WHAT TO WORK ON
Write the material out again exactly as it stands.

DATA BLOCK
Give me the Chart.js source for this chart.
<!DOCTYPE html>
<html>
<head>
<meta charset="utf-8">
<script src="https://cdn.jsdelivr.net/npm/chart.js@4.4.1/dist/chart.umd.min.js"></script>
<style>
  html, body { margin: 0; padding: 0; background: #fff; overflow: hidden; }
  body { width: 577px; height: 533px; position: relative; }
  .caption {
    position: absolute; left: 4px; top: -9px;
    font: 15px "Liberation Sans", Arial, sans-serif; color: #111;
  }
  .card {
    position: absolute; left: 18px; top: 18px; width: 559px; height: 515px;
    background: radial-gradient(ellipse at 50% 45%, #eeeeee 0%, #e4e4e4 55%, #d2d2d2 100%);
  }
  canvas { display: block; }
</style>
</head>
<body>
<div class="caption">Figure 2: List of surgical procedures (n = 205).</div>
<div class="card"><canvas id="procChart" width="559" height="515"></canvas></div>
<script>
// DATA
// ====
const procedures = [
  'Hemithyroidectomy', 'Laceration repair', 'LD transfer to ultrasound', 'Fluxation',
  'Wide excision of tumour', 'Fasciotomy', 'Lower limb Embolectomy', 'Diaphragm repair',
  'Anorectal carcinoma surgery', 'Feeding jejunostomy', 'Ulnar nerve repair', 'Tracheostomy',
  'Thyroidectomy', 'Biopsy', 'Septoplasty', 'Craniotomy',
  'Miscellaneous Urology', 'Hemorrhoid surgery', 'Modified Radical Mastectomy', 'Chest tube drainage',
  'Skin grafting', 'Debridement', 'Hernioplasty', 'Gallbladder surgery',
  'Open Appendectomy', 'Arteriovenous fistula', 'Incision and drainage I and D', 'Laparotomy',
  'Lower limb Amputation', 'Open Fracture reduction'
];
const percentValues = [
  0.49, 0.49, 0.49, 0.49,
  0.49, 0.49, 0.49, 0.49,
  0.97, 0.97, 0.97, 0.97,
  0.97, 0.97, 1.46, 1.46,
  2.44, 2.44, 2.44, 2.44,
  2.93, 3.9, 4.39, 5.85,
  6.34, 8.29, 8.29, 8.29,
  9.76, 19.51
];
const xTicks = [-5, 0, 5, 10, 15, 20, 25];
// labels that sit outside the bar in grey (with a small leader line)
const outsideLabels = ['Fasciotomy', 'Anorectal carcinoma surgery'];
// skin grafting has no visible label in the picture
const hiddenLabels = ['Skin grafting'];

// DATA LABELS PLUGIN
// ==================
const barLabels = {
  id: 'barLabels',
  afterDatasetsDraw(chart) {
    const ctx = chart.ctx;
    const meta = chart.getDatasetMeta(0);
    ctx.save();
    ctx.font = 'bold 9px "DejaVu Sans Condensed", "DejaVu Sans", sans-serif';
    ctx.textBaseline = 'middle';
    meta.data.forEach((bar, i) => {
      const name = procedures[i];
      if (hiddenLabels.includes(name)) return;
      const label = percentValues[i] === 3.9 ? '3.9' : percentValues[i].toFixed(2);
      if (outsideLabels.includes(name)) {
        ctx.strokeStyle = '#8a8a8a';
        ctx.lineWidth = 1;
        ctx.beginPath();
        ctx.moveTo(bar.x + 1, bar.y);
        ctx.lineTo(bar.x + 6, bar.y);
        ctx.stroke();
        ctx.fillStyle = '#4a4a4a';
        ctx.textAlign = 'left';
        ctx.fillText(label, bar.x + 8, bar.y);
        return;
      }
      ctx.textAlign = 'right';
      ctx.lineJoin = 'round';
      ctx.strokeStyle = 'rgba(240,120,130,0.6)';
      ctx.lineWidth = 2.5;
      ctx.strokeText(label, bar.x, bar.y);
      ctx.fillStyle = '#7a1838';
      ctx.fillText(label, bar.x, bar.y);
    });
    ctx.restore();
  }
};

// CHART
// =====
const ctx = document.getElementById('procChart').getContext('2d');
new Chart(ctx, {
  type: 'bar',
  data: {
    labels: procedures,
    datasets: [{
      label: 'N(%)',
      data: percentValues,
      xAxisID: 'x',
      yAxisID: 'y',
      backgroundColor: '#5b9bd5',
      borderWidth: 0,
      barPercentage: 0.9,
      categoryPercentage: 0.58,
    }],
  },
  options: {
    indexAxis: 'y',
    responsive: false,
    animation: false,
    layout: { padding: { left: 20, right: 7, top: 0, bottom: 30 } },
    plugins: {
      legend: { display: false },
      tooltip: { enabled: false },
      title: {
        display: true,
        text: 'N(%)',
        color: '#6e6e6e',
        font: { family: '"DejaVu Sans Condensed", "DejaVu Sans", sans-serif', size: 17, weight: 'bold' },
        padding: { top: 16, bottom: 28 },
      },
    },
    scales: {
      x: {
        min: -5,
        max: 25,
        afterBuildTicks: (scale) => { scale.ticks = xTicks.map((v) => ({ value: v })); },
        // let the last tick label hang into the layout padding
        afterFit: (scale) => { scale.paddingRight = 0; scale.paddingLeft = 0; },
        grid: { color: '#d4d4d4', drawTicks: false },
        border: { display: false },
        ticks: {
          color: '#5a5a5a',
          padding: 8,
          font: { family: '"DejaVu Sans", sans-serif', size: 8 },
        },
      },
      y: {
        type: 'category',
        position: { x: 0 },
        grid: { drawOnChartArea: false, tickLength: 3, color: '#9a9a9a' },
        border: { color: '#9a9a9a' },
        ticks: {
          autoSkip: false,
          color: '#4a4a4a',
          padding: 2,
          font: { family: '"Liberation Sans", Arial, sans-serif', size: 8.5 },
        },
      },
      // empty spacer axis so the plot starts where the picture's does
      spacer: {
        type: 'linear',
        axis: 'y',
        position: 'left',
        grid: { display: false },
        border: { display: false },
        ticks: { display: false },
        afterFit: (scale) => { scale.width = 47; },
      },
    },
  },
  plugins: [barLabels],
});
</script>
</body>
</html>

ANSWER IN FULL
Give me the Chart.js source for this chart.
<!DOCTYPE html>
<html>
<head>
<meta charset="utf-8">
<script src="https://cdn.jsdelivr.net/npm/chart.js@4.4.1/dist/chart.umd.min.js"></script>
<style>
  html, body { margin: 0; padding: 0; background: #fff; overflow: hidden; }
  body { width: 577px; height: 533px; position: relative; }
  .caption {
    position: absolute; left: 4px; top: -9px;
    font: 15px "Liberation Sans", Arial, sans-serif; color: #111;
  }
  .card {
    position: absolute; left: 18px; top: 18px; width: 559px; height: 515px;
    background: radial-gradient(ellipse at 50% 45%, #eeeeee 0%, #e4e4e4 55%, #d2d2d2 100%);
  }
  canvas { display: block; }
</style>
</head>
<body>
<div class="caption">Figure 2: List of surgical procedures (n = 205).</div>
<div class="card"><canvas id="procChart" width="559" height="515"></canvas></div>
<script>
// DATA
// ====
const procedures = [
  'Hemithyroidectomy', 'Laceration repair', 'LD transfer to ultrasound', 'Fluxation',
  'Wide excision of tumour', 'Fasciotomy', 'Lower limb Embolectomy', 'Diaphragm repair',
  'Anorectal carcinoma surgery', 'Feeding jejunostomy', 'Ulnar nerve repair', 'Tracheostomy',
  'Thyroidectomy', 'Biopsy', 'Septoplasty', 'Craniotomy',
  'Miscellaneous Urology', 'Hemorrhoid surgery', 'Modified Radical Mastectomy', 'Chest tube drainage',
  'Skin grafting', 'Debridement', 'Hernioplasty', 'Gallbladder surgery',
  'Open Appendectomy', 'Arteriovenous fistula', 'Incision and drainage I and D', 'Laparotomy',
  'Lower limb Amputation', 'Open Fracture reduction'
];
const percentValues = [
  0.49, 0.49, 0.49, 0.49,
  0.49, 0.49, 0.49, 0.49,
  0.97, 0.97, 0.97, 0.97,
  0.97, 0.97, 1.46, 1.46,
  2.44, 2.44, 2.44, 2.44,
  2.93, 3.9, 4.39, 5.85,
  6.34, 8.29, 8.29, 8.29,
  9.76, 19.51
];
const xTicks = [-5, 0, 5, 10, 15, 20, 25];
// labels that sit outside the bar in grey (with a small leader line)
const outsideLabels = ['Fasciotomy', 'Anorectal carcinoma surgery'];
// skin grafting has no visible label in the picture
const hiddenLabels = ['Skin grafting'];

// DATA LABELS PLUGIN
// ==================
const barLabels = {
  id: 'barLabels',
  afterDatasetsDraw(chart) {
    const ctx = chart.ctx;
    const meta = chart.getDatasetMeta(0);
    ctx.save();
    ctx.font = 'bold 9px "DejaVu Sans Condensed", "DejaVu Sans", sans-serif';
    ctx.textBaseline = 'middle';
    meta.data.forEach((bar, i) => {
      const name = procedures[i];
      if (hiddenLabels.includes(name)) return;
      const label = percentValues[i] === 3.9 ? '3.9' : percentValues[i].toFixed(2);
      if (outsideLabels.includes(name)) {
        ctx.strokeStyle = '#8a8a8a';
        ctx.lineWidth = 1;
        ctx.beginPath();
        ctx.moveTo(bar.x + 1, bar.y);
        ctx.lineTo(bar.x + 6, bar.y);
        ctx.stroke();
        ctx.fillStyle = '#4a4a4a';
        ctx.textAlign = 'left';
        ctx.fillText(label, bar.x + 8, bar.y);
        return;
      }
      ctx.textAlign = 'right';
      ctx.lineJoin = 'round';
      ctx.strokeStyle = 'rgba(240,120,130,0.6)';
      ctx.lineWidth = 2.5;
      ctx.strokeText(label, bar.x, bar.y);
      ctx.fillStyle = '#7a1838';
      ctx.fillText(label, bar.x, bar.y);
    });
    ctx.restore();
  }
};

// CHART
// =====
const ctx = document.getElementById('procChart').getContext('2d');
new Chart(ctx, {
  type: 'bar',
  data: {
    labels: procedures,
    datasets: [{
      label: 'N(%)',
      data: percentValues,
      xAxisID: 'x',
      yAxisID: 'y',
      backgroundColor: '#5b9bd5',
      borderWidth: 0,
      barPercentage: 0.9,
      categoryPercentage: 0.58,
    }],
  },
  options: {
    indexAxis: 'y',
    responsive: false,
    animation: false,
    layout: { padding: { left: 20, right: 7, top: 0, bottom: 30 } },
    plugins: {
      legend: { display: false },
      tooltip: { enabled: false },
      title: {
        display: true,
        text: 'N(%)',
        color: '#6e6e6e',
        font: { family: '"DejaVu Sans Condensed", "DejaVu Sans", sans-serif', size: 17, weight: 'bold' },
        padding: { top: 16, bottom: 28 },
      },
    },
    scales: {
      x: {
        min: -5,
        max: 25,
        afterBuildTicks: (scale) => { scale.ticks = xTicks.map((v) => ({ value: v })); },
        // let the last tick label hang into the layout padding
        afterFit: (scale) => { scale.paddingRight = 0; scale.paddingLeft = 0; },
        grid: { color: '#d4d4d4', drawTicks: false },
        border: { display: false },
        ticks: {
          color: '#5a5a5a',
          padding: 8,
          font: { family: '"DejaVu Sans", sans-serif', size: 8 },
        },
      },
      y: {
        type: 'category',
        position: { x: 0 },
        grid: { drawOnChartArea: false, tickLength: 3, color: '#9a9a9a' },
        border: { color: '#9a9a9a' },
        ticks: {
          autoSkip: false,
          color: '#4a4a4a',
          padding: 2,
          font: { family: '"Liberation Sans", Arial, sans-serif', size: 8.5 },
        },
      },
      // empty spacer axis so the plot starts where the picture's does
      spacer: {
        type: 'linear',
        axis: 'y',
        position: 'left',
        grid: { display: false },
        border: { display: false },
        ticks: { display: false },
        afterFit: (scale) => { scale.width = 47; },
      },
    },
  },
  plugins: [barLabels],
});
</script>
</body>
</html>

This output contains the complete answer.